An article in June’s Journal of Accountancy recommends a design of a classic CFO presentation to venture capitalists. Here is the suggested outline of the presentation.
(1) overview; (2) management team; (3) why you exist; (4) competition and barriers to success; (5) achievements to date; (6) road map for the future; and (7) financials
Lest you wonder if maybe the topic headings are so broad the presentation might still cover “intangibles,” they aren’t and they don't. The article provides detail for each of these areas, and the word “intangibles” is nowhere to be found. Intellectual property is not discussed in any form, let alone its valuation. Where is the discussion of R&D and innovation that would attract VC investors? (Note to JoA: Dusting off an article spouting 1980s realities may not serve your audience well.)
Even from the metaphorical 30,000 feet, the value of intangibles is taking center stage.
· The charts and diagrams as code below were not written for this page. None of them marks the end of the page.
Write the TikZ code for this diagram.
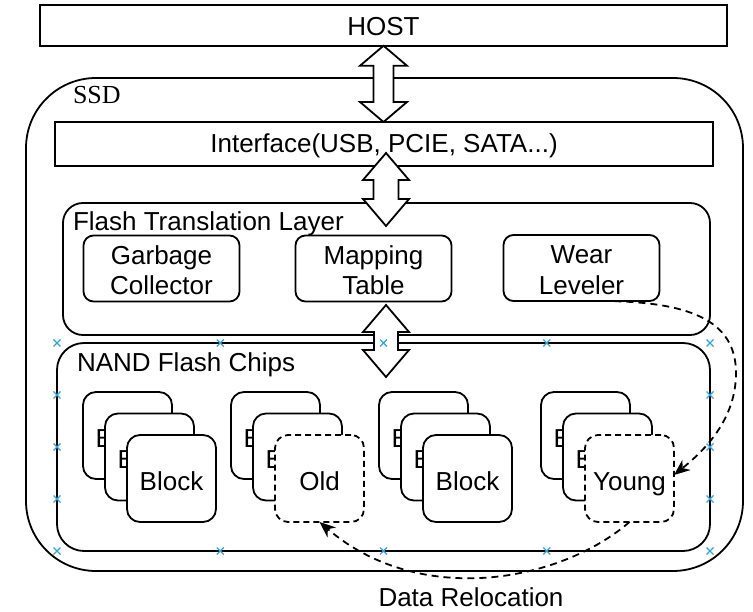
\documentclass[tikz,border=0pt]{standalone}
\usepackage{fontspec}
\setmainfont{Liberation Sans}
\newfontfamily\ssdserif{Liberation Serif}
\usetikzlibrary{calc,arrows.meta}
\definecolor{selblue}{RGB}{41,168,230}
% top point, bottom point, half head width, half shaft width, head length
\newcommand{\blockarrowdraw}[5]{%
  \draw[blockarrow] let \p1=(#1), \p2=(#2) in
   (\x1,\y1) -- (\x1+#3,\y1-#5) -- (\x1+#4,\y1-#5) -- (\x1+#4,\y2+#5)
   -- (\x1+#3,\y2+#5) -- (\x1,\y2) -- (\x1-#3,\y2+#5) -- (\x1-#4,\y2+#5)
   -- (\x1-#4,\y1-#5) -- (\x1-#3,\y1-#5) -- cycle;}
\newcommand{\selmark}[1]{%
  \path (#1) coordinate (selm);
  \draw[selx] ([shift={(-3.5,-3.5)}]selm) -- ([shift={(3.5,3.5)}]selm)
              ([shift={(-3.5,3.5)}]selm) -- ([shift={(3.5,-3.5)}]selm);}
\newcommand{\tstrut}{\rule{0pt}{22.6pt}}
\tikzset{
  txt/.style={font=\fontsize{26pt}{30.6pt}\selectfont, inner sep=0pt, outer sep=0pt},
  sqbox/.style={txt, draw, line width=1.8pt, fill=white},
  rbox/.style={sqbox, rounded corners=#1},
  twoline/.style={rbox=10pt, minimum width=156pt, minimum height=66pt, align=center},
  blk/.style={rbox=13pt, minimum width=89pt, minimum height=87pt, text height=23.5pt, text depth=0pt},
  blkdash/.style={blk, dash pattern=on 6pt off 4pt},
  blockarrow/.style={draw, fill=white, line width=1.8pt, line join=miter},
  reloc/.style={line width=1.8pt, dash pattern=on 7pt off 5pt,
    -{Stealth[length=16pt,width=13pt,inset=5pt]}},
  selx/.style={selblue, line width=1.2pt},
}
\begin{document}
\begin{tikzpicture}[x=1pt,y=-1pt]
\useasboundingbox (0,0) rectangle (753,612);
% SSD
\node[rbox=70pt, minimum width=717pt, minimum height=493pt] (ssd) at (384.5,324.5) {};
\node[txt, anchor=base west] (ssdlabel) at (73,104) {\ssdserif SSD};
% HOST
\node[sqbox, minimum width=687pt, minimum height=40.5pt, text height=21pt, text depth=0pt] (host) at (383.5,25.5) {HOST};
% Interface
\node[sqbox, minimum width=658pt, minimum height=44pt, text height=17pt, text depth=0pt] (iface) at (384,144) {Interface(USB, PCIE, SATA...)};
% FTL
\node[rbox=20pt, minimum width=647pt, minimum height=132pt] (ftl) at (386.5,269) {};
\node[txt, anchor=base west] (ftllabel) at (73,231) {Flash Translation Layer};
\node[twoline] (gc) at (161.5,268.5) {\tstrut Garbage\\Collector};
\node[twoline] (mt) at (373.5,268.5) {\tstrut Mapping\\Table};
\node[twoline] (wl) at (581.5,268) {\tstrut Wear\\Leveler};
% NAND
\node[rbox=27pt, minimum width=653pt, minimum height=208pt] (nand) at (383.5,447) {};
\node[txt, anchor=base west] (nandlabel) at (77,372) {NAND Flash Chips};
% stack 1
\node[blk] (b11) at (127.5,435.5) {Block};
\node[blk] (b12) at (149.5,457) {Block};
\node[blk] (b13) at (171.5,478.5) {Block};
% stack 2
\node[blk] (b21) at (275.5,435.5) {Block};
\node[blk] (b22) at (297.5,457) {Block};
\node[blkdash] (old) at (319.5,478.5) {Old};
% stack 3
\node[blk] (b31) at (423.5,435.5) {Block};
\node[blk] (b32) at (445.5,457) {Block};
\node[blk] (b33) at (467.5,478.5) {Block};
% stack 4
\node[blk] (b41) at (585.5,435.5) {Block};
\node[blk] (b42) at (607.5,457) {Block};
\node[blkdash] (young) at (629.5,478.5) {Young};
% block arrows
\coordinate (a2t) at (386,153);
\coordinate (a2b) at (386,226);
\coordinate (a3t) at (386,305);
\coordinate (a3b) at (386,377);
\blockarrowdraw{host.south}{iface.north}{23.5pt}{10pt}{20pt}
\blockarrowdraw{a2t}{a2b}{23pt}{12.5pt}{27pt}
\blockarrowdraw{a3t}{a3b}{23pt}{12pt}{27pt}
% data relocation
\draw[reloc] ([xshift=9pt]wl.south) .. controls (690,300) and (737,320) .. (736,375)
  .. controls (735,420) and (705,450) .. ([yshift=3.5pt]young.east);
\draw[reloc] (young.south) .. controls (560,582) and (420,608) .. (old.south);
\node[txt, anchor=base] (drl) at (471,606) {Data Relocation};
% selection markers
\foreach \f in {0,0.25,0.5,0.75,1}{
  \selmark{$(nand.north west)!\f!(nand.north east)$}
  \selmark{$(nand.south west)!\f!(nand.south east)$}
}
\foreach \f in {0.25,0.5,0.75}{
  \selmark{$(nand.north west)!\f!(nand.south west)$}
  \selmark{$(nand.north east)!\f!(nand.south east)$}
}
\end{tikzpicture}
\end{document}
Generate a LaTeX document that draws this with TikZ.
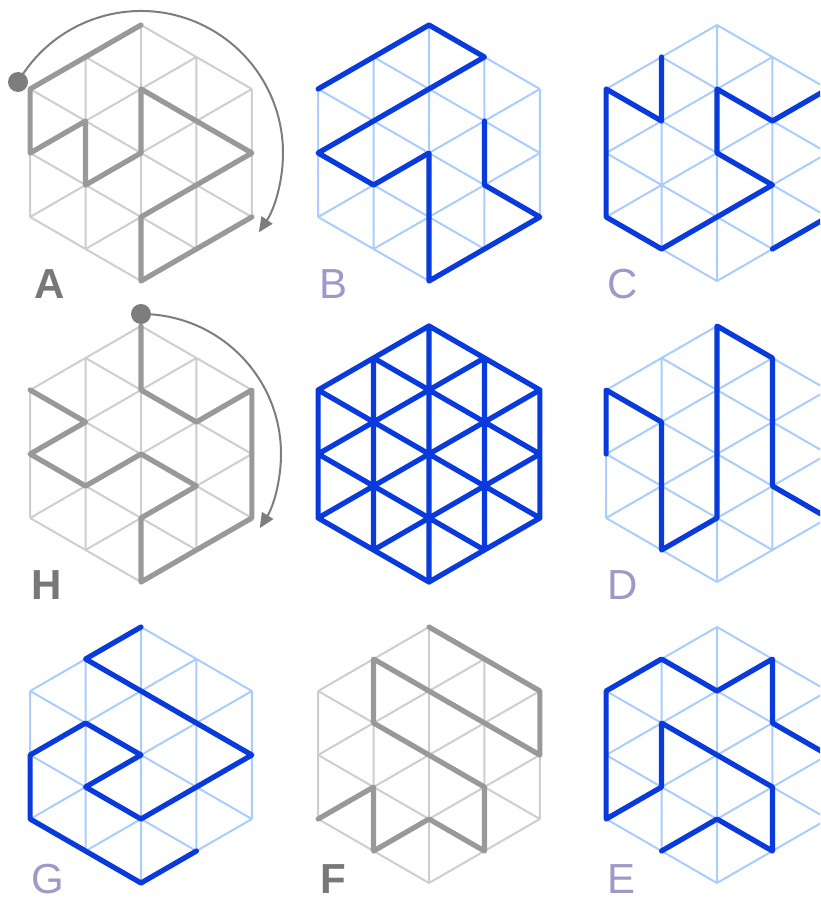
\documentclass[tikz,border=0pt]{standalone}
\usepackage{fontspec}
\setmainfont{Liberation Sans}
\usetikzlibrary{arrows.meta}
\definecolor{pblue}{RGB}{8,58,220}
\definecolor{lblue}{RGB}{170,205,255}
\definecolor{pgray}{RGB}{153,153,153}
\definecolor{lgray}{RGB}{206,206,206}
\definecolor{lblpurple}{RGB}{160,152,200}
\definecolor{lblgray}{RGB}{120,120,120}
\definecolor{arcgray}{RGB}{125,125,125}
\newcommand{\hexlattice}[1]{%
  \draw[#1] (-2,-2)--(-2,2) (-1,-3)--(-1,3) (0,-4)--(0,4) (1,-3)--(1,3) (2,-2)--(2,2)
    (0,-4)--(2,-2) (-1,-3)--(2,0) (-2,-2)--(2,2) (-2,0)--(1,3) (-2,2)--(0,4)
    (-2,-2)--(0,-4) (-2,0)--(1,-3) (-2,2)--(2,-2) (-1,3)--(2,0) (0,4)--(2,2);}
\tikzset{
  panel/.style={x=55.43pt,y=-32pt},
  thinblue/.style={draw=lblue,line width=2pt},
  thingray/.style={draw=lgray,line width=2pt},
  thickblue/.style={draw=pblue,line width=5.2pt,line cap=round,line join=round},
  thickgray/.style={draw=pgray,line width=5.2pt,line cap=round,line join=round},
  lblP/.style={text=lblpurple,font=\fontsize{42}{42}\selectfont,inner sep=0pt,text depth=0pt,anchor=base west},
  lblG/.style={text=lblgray,font=\fontsize{42}{42}\selectfont\bfseries,inner sep=0pt,text depth=0pt,anchor=base west},
  arcline/.style={draw=arcgray,line width=2pt,-{Triangle[length=15pt,width=13pt]}},
}
\begin{document}
\begin{tikzpicture}[x=1pt,y=-1pt]
\useasboundingbox (0,0) rectangle (820,902);
\clip (0,0) rectangle (820,902);
\fill[white] (0,0) rectangle (820,902);
% ---- A
\begin{scope}[shift={(141pt,-153pt)},panel]
  \hexlattice{thingray}
  \draw[thickgray] (0,-4)--(-2,-2)--(-2,0)--(-1,-1)--(-1,1)--(0,0)--(0,-2)--(2,0)--(0,2)--(0,4)--(2,2);
\end{scope}
\draw[arcline] ([shift={(150:142pt)}]141pt,-153pt) arc[start angle=150,end angle=-34,radius=142pt];
\fill[arcgray] ([shift={(150:142pt)}]141pt,-153pt) circle[radius=10pt];
\node[lblG] (labA) at (34,298) {A};
% ---- B
\begin{scope}[shift={(429pt,-153pt)},panel]
  \hexlattice{thinblue}
  \draw[thickblue] (-2,-2)--(0,-4)--(1,-3)--(-2,0)--(-1,1)--(0,0)--(0,4)--(2,2)--(1,1)--(1,-1);
\end{scope}
\node[lblP] (labB) at (319,298) {B};
% ---- C
\begin{scope}[shift={(717pt,-153pt)},panel]
  \hexlattice{thinblue}
  \draw[thickblue] (-1,-3)--(-1,-1)--(-2,-2)--(-2,2)--(-1,3)--(1,1)--(0,0)--(0,-2)--(1,-1)--(2,-2)--(2,2)--(1,3);
\end{scope}
\node[lblP] (labC) at (607,298) {C};
% ---- H
\begin{scope}[shift={(141pt,-454pt)},panel]
  \hexlattice{thingray}
  \draw[thickgray] (0,-4)--(0,-2)--(1,-1)--(2,-2)--(2,2)--(0,4)--(0,2)--(1,1)--(0,0)--(-1,1)--(-2,0)--(-1,-1)--(-2,-2);
\end{scope}
\draw[arcline] ([shift={(90:140pt)}]141pt,-454pt) arc[start angle=90,end angle=-32,radius=140pt];
\fill[arcgray] ([shift={(90:140pt)}]141pt,-454pt) circle[radius=10pt];
\node[lblG] (labH) at (31,599) {H};
% ---- middle full
\begin{scope}[shift={(429pt,-454pt)},panel]
  \hexlattice{thickblue}
\end{scope}
% ---- D
\begin{scope}[shift={(717pt,-454pt)},panel]
  \hexlattice{thinblue}
  \draw[thickblue] (-2,0)--(-2,-2)--(-1,-1)--(-1,3)--(0,2)--(0,-4)--(1,-3)--(1,1)--(2,2);
\end{scope}
\node[lblP] (labD) at (607,599) {D};
% ---- G
\begin{scope}[shift={(141pt,-755pt)},panel]
  \hexlattice{thinblue}
  \draw[thickblue] (0,-4)--(-1,-3)--(2,0)--(0,2)--(-1,1)--(0,0)--(-1,-1)--(-2,0)--(-2,2)--(0,4)--(1,3);
\end{scope}
\node[lblP] (labG) at (31,893) {G};
% ---- F
\begin{scope}[shift={(429pt,-755pt)},panel]
  \hexlattice{thingray}
  \draw[thickgray] (0,-4)--(2,-2)--(2,0)--(-1,-3)--(-1,-1)--(1,1)--(1,3)--(0,2)--(-1,3)--(-1,1)--(-2,2);
\end{scope}
\node[lblG] (labF) at (320,893) {F};
% ---- E
\begin{scope}[shift={(717pt,-755pt)},panel]
  \hexlattice{thinblue}
  \draw[thickblue] (-1,3)--(0,2)--(1,3)--(1,1)--(-1,-1)--(-1,1)--(-2,2)--(-2,-2)--(-1,-3)--(0,-2)--(1,-3)--(1,-1)--(2,0);
\end{scope}
\node[lblP] (labE) at (607,893) {E};
\end{tikzpicture}
\end{document}
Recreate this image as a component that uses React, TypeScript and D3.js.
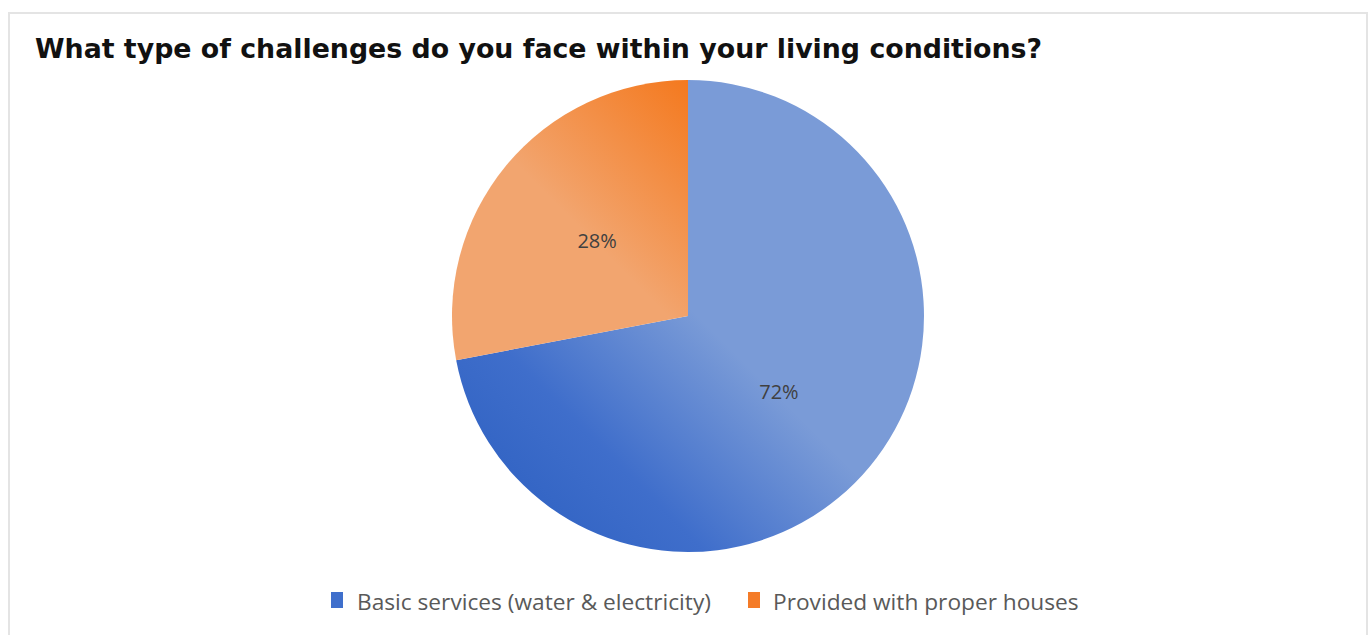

Witness Monday’s conference in Washington, DC, where Federal Reserve Chairman Ben Bernanke delivered an important policy speech on measurement and valuation of IP and intangibles, asking, among other things, “if you can value intangibles better, how does that affect R&D [investment] and debt?” Bernanke’s conclusion: innovation and intangible capital are central to understanding how economic growth can be sustained in the long run.
We were impressed with Bernacke’s take, and we’ll take a more in-depth look at it in the inaugural issue of BVR’s IP Value Wire, coming out this month. (If you want to receive a copy, drop me a note.)
In this case, JoA, what’s good for the Macro is good for the Micro. Analysts are now saying companies’ asset values are approaching 80% / 20%, favoring intangibles. A presentation without a detailed discussion of intangibles’ value is like a joke without a punch line, and, as the Fed Chair might say, CFO’s need to comprehend and come to grips with intangible asset value before they can convincingly report on R&D and plans for sustainable growth.